___ Dataset section ___

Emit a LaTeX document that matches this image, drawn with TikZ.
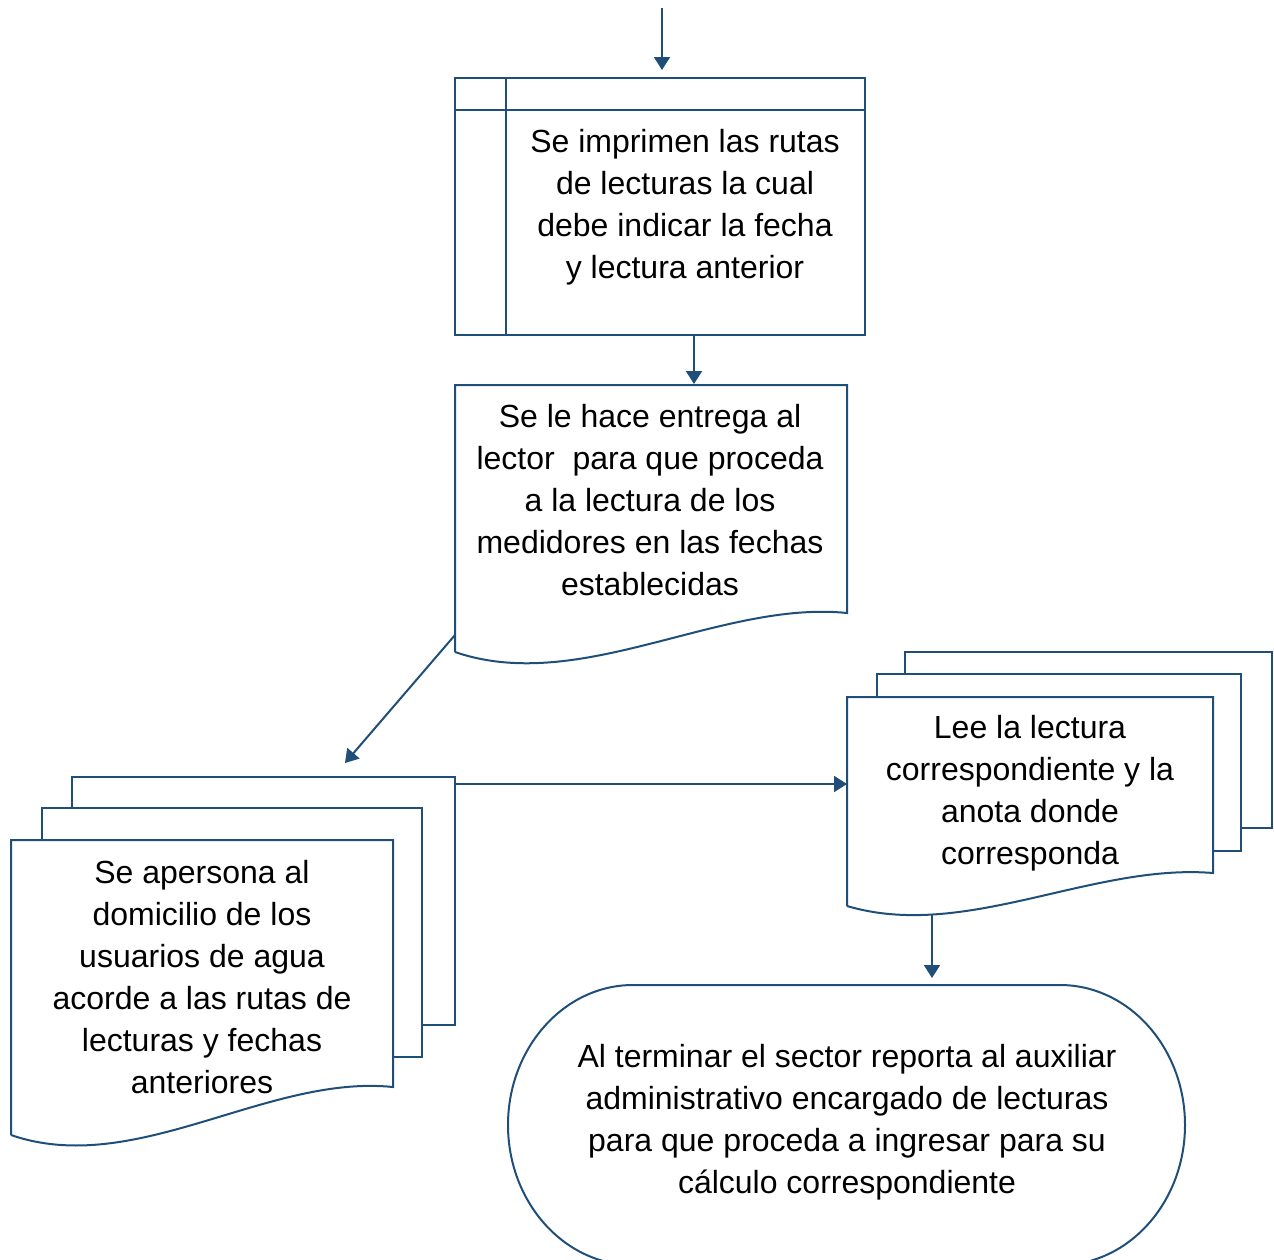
\documentclass[tikz,border=0pt]{standalone}
\usepackage{fontspec}
\setmainfont{Liberation Sans}
\usepackage{xcolor}
\usetikzlibrary{arrows.meta}
\definecolor{flowblue}{RGB}{31,78,121}

\begin{document}
\begin{tikzpicture}[x=0.5pt, y=-0.5pt,
  line/.style={draw=flowblue, line width=1pt, line join=miter},
  link/.style={line, -{Triangle[length=6.5pt,width=8pt]}},
  txt/.style={align=center, font=\fontsize{16}{21}\selectfont, inner sep=0pt}]
  % canvas in pixel units, y pointing down
  \useasboundingbox (0,0) rectangle (1274,1259);
  \clip (0,0) rectangle (1274,1259);

  % internal storage: print the routes
  \draw[line] (455,78) rectangle (865,335);
  \draw[line] (455,110) -- (865,110);
  \draw[line] (506,78) -- (506,335);
  \node[txt] (print) at (685,207) {Se imprimen las rutas\\de lecturas la cual\\debe indicar la fecha\\y lectura anterior};
  \coordinate (entry) at (662,8);
  \coordinate (printN) at (662,70);
  \coordinate (printS) at (694,335);

  % document: hand over to the reader
  \draw[line] (455,652) -- (455,385) -- (847,385) -- (847,613)
    .. controls (720,600) and (580,695) .. (455,652);
  \node[txt] (deliver) at (650,500) {Se le hace entrega al\\lector~ para que proceda\\a la lectura de los\\medidores en las fechas\\establecidas};
  \coordinate (deliverN) at (694,384);
  \coordinate (deliverW) at (455,635);

  % multi-document (left): visit the users
  \draw[line] (72,808) -- (72,777) -- (455,777) -- (455,1025) -- (422,1025);
  \draw[line] (42,840) -- (42,808) -- (422,808) -- (422,1057) -- (393,1057);
  \draw[line] (11,1135) -- (11,840) -- (393,840) -- (393,1087)
    .. controls (267,1074) and (135,1178) .. (11,1135);
  \node[txt] (visit) at (202,977) {Se apersona al\\domicilio de los\\usuarios de agua\\acorde a las rutas de\\lecturas y fechas\\anteriores};
  \coordinate (visitN) at (345,763);
  \coordinate (visitE) at (455,784);

  % multi-document (right): read the meter
  \draw[line] (905,674) -- (905,652) -- (1272,652) -- (1272,828) -- (1241,828);
  \draw[line] (877,697) -- (877,674) -- (1241,674) -- (1241,851) -- (1213,851);
  \draw[line] (847,906) -- (847,697) -- (1213,697) -- (1213,873)
    .. controls (1092,863) and (965,941) .. (847,906);
  \node[txt] (read) at (1030,793) {Lee la lectura\\correspondiente y la\\anota donde\\corresponda};
  \coordinate (readW) at (847,784);
  \coordinate (readS) at (932,915);

  % terminal: report to the assistant
  \draw[line] (633,985) -- (1060,985)
    .. controls (1129,985) and (1185,1048) .. (1185,1125)
    .. controls (1185,1202) and (1129,1265) .. (1060,1265) -- (633,1265)
    .. controls (564,1265) and (508,1202) .. (508,1125)
    .. controls (508,1048) and (564,985) .. (633,985) -- cycle;
  \node[txt] (report) at (847,1122) {Al terminar el sector reporta al auxiliar\\administrativo encargado de lecturas\\para que proceda a ingresar para su\\cálculo correspondiente};
  \coordinate (reportN) at (932,978);

  % connectors
  \draw[link] (entry) -- (printN);
  \draw[link] (printS) -- (deliverN);
  \draw[link] (deliverW) -- (visitN);
  \draw[link] (visitE) -- (readW);
  \draw[link] (readS) -- (reportN);
\end{tikzpicture}
\end{document}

___

Copy exactly the lines running from the beginning of the listing through the line that has "(deliverW) at (455,635);". Drop the pictures.

Emit a LaTeX document that matches this image, drawn with TikZ.
\documentclass[tikz,border=0pt]{standalone}
\usepackage{fontspec}
\setmainfont{Liberation Sans}
\usepackage{xcolor}
\usetikzlibrary{arrows.meta}
\definecolor{flowblue}{RGB}{31,78,121}

\begin{document}
\begin{tikzpicture}[x=0.5pt, y=-0.5pt,
  line/.style={draw=flowblue, line width=1pt, line join=miter},
  link/.style={line, -{Triangle[length=6.5pt,width=8pt]}},
  txt/.style={align=center, font=\fontsize{16}{21}\selectfont, inner sep=0pt}]
  % canvas in pixel units, y pointing down
  \useasboundingbox (0,0) rectangle (1274,1259);
  \clip (0,0) rectangle (1274,1259);

  % internal storage: print the routes
  \draw[line] (455,78) rectangle (865,335);
  \draw[line] (455,110) -- (865,110);
  \draw[line] (506,78) -- (506,335);
  \node[txt] (print) at (685,207) {Se imprimen las rutas\\de lecturas la cual\\debe indicar la fecha\\y lectura anterior};
  \coordinate (entry) at (662,8);
  \coordinate (printN) at (662,70);
  \coordinate (printS) at (694,335);

  % document: hand over to the reader
  \draw[line] (455,652) -- (455,385) -- (847,385) -- (847,613)
    .. controls (720,600) and (580,695) .. (455,652);
  \node[txt] (deliver) at (650,500) {Se le hace entrega al\\lector~ para que proceda\\a la lectura de los\\medidores en las fechas\\establecidas};
  \coordinate (deliverN) at (694,384);
  \coordinate (deliverW) at (455,635);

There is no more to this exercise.